____ The records

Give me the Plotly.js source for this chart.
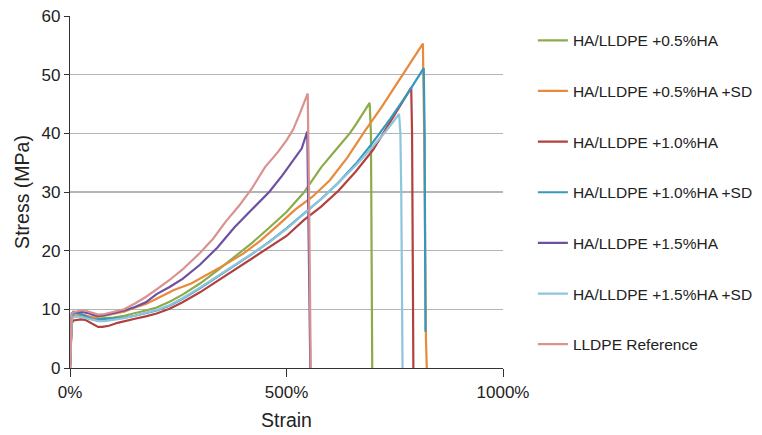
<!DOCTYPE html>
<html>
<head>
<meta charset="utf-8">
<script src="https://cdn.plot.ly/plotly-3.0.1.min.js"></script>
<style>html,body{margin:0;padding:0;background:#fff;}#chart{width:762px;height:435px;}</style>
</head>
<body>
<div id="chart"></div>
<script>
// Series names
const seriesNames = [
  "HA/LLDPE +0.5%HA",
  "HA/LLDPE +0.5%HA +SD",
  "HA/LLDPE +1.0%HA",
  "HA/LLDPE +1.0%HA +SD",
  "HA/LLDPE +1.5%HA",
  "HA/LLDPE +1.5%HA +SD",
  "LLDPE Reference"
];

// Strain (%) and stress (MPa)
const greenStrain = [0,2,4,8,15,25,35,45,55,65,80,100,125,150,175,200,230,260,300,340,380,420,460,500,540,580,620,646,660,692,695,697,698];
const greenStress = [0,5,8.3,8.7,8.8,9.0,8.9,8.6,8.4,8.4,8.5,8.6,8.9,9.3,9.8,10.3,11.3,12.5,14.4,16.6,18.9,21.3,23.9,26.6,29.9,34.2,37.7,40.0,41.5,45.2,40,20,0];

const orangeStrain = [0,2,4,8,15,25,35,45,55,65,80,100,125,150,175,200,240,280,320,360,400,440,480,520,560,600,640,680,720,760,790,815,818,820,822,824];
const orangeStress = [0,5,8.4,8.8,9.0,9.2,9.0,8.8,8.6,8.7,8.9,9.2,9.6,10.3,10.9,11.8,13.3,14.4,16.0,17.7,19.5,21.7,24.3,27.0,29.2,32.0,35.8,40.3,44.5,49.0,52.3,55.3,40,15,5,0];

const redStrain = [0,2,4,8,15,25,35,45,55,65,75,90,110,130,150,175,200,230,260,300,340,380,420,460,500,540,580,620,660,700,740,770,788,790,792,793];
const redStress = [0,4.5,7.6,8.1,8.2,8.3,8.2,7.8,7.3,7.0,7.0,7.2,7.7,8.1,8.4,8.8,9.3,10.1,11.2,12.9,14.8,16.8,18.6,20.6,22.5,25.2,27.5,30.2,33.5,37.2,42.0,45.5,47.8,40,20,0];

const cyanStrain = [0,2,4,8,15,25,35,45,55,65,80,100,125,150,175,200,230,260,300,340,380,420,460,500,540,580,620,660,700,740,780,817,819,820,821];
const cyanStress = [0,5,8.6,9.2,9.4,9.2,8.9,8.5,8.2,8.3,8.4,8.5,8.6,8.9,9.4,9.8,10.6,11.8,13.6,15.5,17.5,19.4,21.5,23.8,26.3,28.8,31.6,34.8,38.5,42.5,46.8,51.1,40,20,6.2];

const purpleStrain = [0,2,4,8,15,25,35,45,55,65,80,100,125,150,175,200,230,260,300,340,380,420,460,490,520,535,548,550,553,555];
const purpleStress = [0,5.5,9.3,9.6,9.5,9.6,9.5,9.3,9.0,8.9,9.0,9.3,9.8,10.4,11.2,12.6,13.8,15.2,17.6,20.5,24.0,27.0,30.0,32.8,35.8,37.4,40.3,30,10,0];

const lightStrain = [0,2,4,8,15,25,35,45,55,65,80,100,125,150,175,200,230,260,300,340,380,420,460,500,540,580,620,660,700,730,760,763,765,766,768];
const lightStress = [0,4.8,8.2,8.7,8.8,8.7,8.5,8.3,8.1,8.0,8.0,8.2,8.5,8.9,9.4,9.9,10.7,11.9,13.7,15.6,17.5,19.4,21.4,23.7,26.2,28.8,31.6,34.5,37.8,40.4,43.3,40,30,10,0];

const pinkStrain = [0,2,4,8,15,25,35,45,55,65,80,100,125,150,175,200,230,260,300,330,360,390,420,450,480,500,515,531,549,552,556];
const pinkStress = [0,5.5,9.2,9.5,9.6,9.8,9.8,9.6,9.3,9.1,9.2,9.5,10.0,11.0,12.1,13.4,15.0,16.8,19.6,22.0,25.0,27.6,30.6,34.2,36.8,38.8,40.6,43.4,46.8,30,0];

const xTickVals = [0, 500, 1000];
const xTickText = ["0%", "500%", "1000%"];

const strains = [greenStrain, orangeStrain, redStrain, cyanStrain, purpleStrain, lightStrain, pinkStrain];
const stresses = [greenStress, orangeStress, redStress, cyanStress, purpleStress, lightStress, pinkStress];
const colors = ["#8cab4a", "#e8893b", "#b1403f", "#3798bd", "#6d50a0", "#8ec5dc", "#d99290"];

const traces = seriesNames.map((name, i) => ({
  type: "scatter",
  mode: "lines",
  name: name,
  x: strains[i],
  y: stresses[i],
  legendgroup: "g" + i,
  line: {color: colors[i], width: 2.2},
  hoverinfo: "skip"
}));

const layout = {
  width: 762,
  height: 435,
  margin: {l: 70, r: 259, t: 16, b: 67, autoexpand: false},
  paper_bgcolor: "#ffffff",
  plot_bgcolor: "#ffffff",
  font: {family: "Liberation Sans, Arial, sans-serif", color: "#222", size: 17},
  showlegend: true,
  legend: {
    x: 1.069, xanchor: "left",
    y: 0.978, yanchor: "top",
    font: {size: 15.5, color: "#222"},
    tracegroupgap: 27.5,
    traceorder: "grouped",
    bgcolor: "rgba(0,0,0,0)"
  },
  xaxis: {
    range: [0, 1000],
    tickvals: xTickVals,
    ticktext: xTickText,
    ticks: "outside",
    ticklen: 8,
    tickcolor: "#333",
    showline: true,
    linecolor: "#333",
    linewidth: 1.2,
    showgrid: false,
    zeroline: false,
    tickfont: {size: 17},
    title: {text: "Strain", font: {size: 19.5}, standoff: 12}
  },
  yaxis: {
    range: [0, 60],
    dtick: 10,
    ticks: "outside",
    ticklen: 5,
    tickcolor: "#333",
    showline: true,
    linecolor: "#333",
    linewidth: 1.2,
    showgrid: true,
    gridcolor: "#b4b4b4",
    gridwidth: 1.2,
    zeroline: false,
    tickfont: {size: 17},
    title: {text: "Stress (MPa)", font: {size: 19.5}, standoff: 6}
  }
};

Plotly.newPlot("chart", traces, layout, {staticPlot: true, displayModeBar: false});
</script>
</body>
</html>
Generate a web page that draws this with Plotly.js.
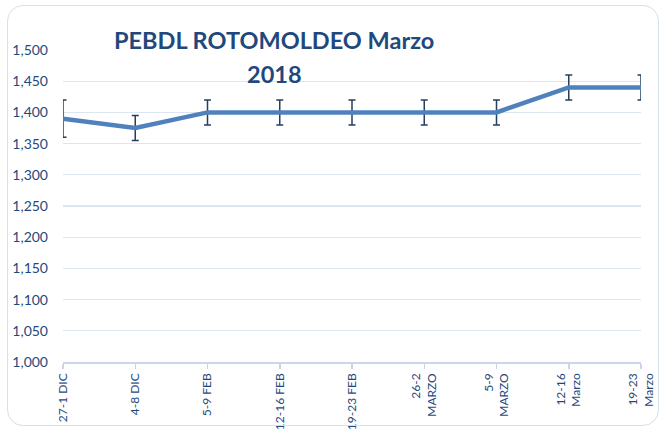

________

■ **What you should do**
Do not copy the pictures, but repeat every line exactly.

■ **Task result**
Give me the Plotly.js source for this chart.
<!DOCTYPE html>
<html>
<head>
<meta charset="utf-8">
<script src="https://cdn.plot.ly/plotly-3.0.1.min.js"></script>
<style>html,body{margin:0;padding:0;background:#fff;}#chart{width:762px;height:435px;}</style>
</head>
<body>
<div id="chart"></div>
<script>
// Series names
const seriesNames = [
  "HA/LLDPE +0.5%HA",
  "HA/LLDPE +0.5%HA +SD",
  "HA/LLDPE +1.0%HA",
  "HA/LLDPE +1.0%HA +SD",
  "HA/LLDPE +1.5%HA",
  "HA/LLDPE +1.5%HA +SD",
  "LLDPE Reference"
];

// Strain (%) and stress (MPa)
const greenStrain = [0,2,4,8,15,25,35,45,55,65,80,100,125,150,175,200,230,260,300,340,380,420,460,500,540,580,620,646,660,692,695,697,698];
const greenStress = [0,5,8.3,8.7,8.8,9.0,8.9,8.6,8.4,8.4,8.5,8.6,8.9,9.3,9.8,10.3,11.3,12.5,14.4,16.6,18.9,21.3,23.9,26.6,29.9,34.2,37.7,40.0,41.5,45.2,40,20,0];

const orangeStrain = [0,2,4,8,15,25,35,45,55,65,80,100,125,150,175,200,240,280,320,360,400,440,480,520,560,600,640,680,720,760,790,815,818,820,822,824];
const orangeStress = [0,5,8.4,8.8,9.0,9.2,9.0,8.8,8.6,8.7,8.9,9.2,9.6,10.3,10.9,11.8,13.3,14.4,16.0,17.7,19.5,21.7,24.3,27.0,29.2,32.0,35.8,40.3,44.5,49.0,52.3,55.3,40,15,5,0];

const redStrain = [0,2,4,8,15,25,35,45,55,65,75,90,110,130,150,175,200,230,260,300,340,380,420,460,500,540,580,620,660,700,740,770,788,790,792,793];
const redStress = [0,4.5,7.6,8.1,8.2,8.3,8.2,7.8,7.3,7.0,7.0,7.2,7.7,8.1,8.4,8.8,9.3,10.1,11.2,12.9,14.8,16.8,18.6,20.6,22.5,25.2,27.5,30.2,33.5,37.2,42.0,45.5,47.8,40,20,0];

const cyanStrain = [0,2,4,8,15,25,35,45,55,65,80,100,125,150,175,200,230,260,300,340,380,420,460,500,540,580,620,660,700,740,780,817,819,820,821];
const cyanStress = [0,5,8.6,9.2,9.4,9.2,8.9,8.5,8.2,8.3,8.4,8.5,8.6,8.9,9.4,9.8,10.6,11.8,13.6,15.5,17.5,19.4,21.5,23.8,26.3,28.8,31.6,34.8,38.5,42.5,46.8,51.1,40,20,6.2];

const purpleStrain = [0,2,4,8,15,25,35,45,55,65,80,100,125,150,175,200,230,260,300,340,380,420,460,490,520,535,548,550,553,555];
const purpleStress = [0,5.5,9.3,9.6,9.5,9.6,9.5,9.3,9.0,8.9,9.0,9.3,9.8,10.4,11.2,12.6,13.8,15.2,17.6,20.5,24.0,27.0,30.0,32.8,35.8,37.4,40.3,30,10,0];

const lightStrain = [0,2,4,8,15,25,35,45,55,65,80,100,125,150,175,200,230,260,300,340,380,420,460,500,540,580,620,660,700,730,760,763,765,766,768];
const lightStress = [0,4.8,8.2,8.7,8.8,8.7,8.5,8.3,8.1,8.0,8.0,8.2,8.5,8.9,9.4,9.9,10.7,11.9,13.7,15.6,17.5,19.4,21.4,23.7,26.2,28.8,31.6,34.5,37.8,40.4,43.3,40,30,10,0];

const pinkStrain = [0,2,4,8,15,25,35,45,55,65,80,100,125,150,175,200,230,260,300,330,360,390,420,450,480,500,515,531,549,552,556];
const pinkStress = [0,5.5,9.2,9.5,9.6,9.8,9.8,9.6,9.3,9.1,9.2,9.5,10.0,11.0,12.1,13.4,15.0,16.8,19.6,22.0,25.0,27.6,30.6,34.2,36.8,38.8,40.6,43.4,46.8,30,0];

const xTickVals = [0, 500, 1000];
const xTickText = ["0%", "500%", "1000%"];

const strains = [greenStrain, orangeStrain, redStrain, cyanStrain, purpleStrain, lightStrain, pinkStrain];
const stresses = [greenStress, orangeStress, redStress, cyanStress, purpleStress, lightStress, pinkStress];
const colors = ["#8cab4a", "#e8893b", "#b1403f", "#3798bd", "#6d50a0", "#8ec5dc", "#d99290"];

const traces = seriesNames.map((name, i) => ({
  type: "scatter",
  mode: "lines",
  name: name,
  x: strains[i],
  y: stresses[i],
  legendgroup: "g" + i,
  line: {color: colors[i], width: 2.2},
  hoverinfo: "skip"
}));

const layout = {
  width: 762,
  height: 435,
  margin: {l: 70, r: 259, t: 16, b: 67, autoexpand: false},
  paper_bgcolor: "#ffffff",
  plot_bgcolor: "#ffffff",
  font: {family: "Liberation Sans, Arial, sans-serif", color: "#222", size: 17},
  showlegend: true,
  legend: {
    x: 1.069, xanchor: "left",
    y: 0.978, yanchor: "top",
    font: {size: 15.5, color: "#222"},
    tracegroupgap: 27.5,
    traceorder: "grouped",
    bgcolor: "rgba(0,0,0,0)"
  },
  xaxis: {
    range: [0, 1000],
    tickvals: xTickVals,
    ticktext: xTickText,
    ticks: "outside",
    ticklen: 8,
    tickcolor: "#333",
    showline: true,
    linecolor: "#333",
    linewidth: 1.2,
    showgrid: false,
    zeroline: false,
    tickfont: {size: 17},
    title: {text: "Strain", font: {size: 19.5}, standoff: 12}
  },
  yaxis: {
    range: [0, 60],
    dtick: 10,
    ticks: "outside",
    ticklen: 5,
    tickcolor: "#333",
    showline: true,
    linecolor: "#333",
    linewidth: 1.2,
    showgrid: true,
    gridcolor: "#b4b4b4",
    gridwidth: 1.2,
    zeroline: false,
    tickfont: {size: 17},
    title: {text: "Stress (MPa)", font: {size: 19.5}, standoff: 6}
  }
};

Plotly.newPlot("chart", traces, layout, {staticPlot: true, displayModeBar: false});
</script>
</body>
</html>
Generate a web page that draws this with Plotly.js.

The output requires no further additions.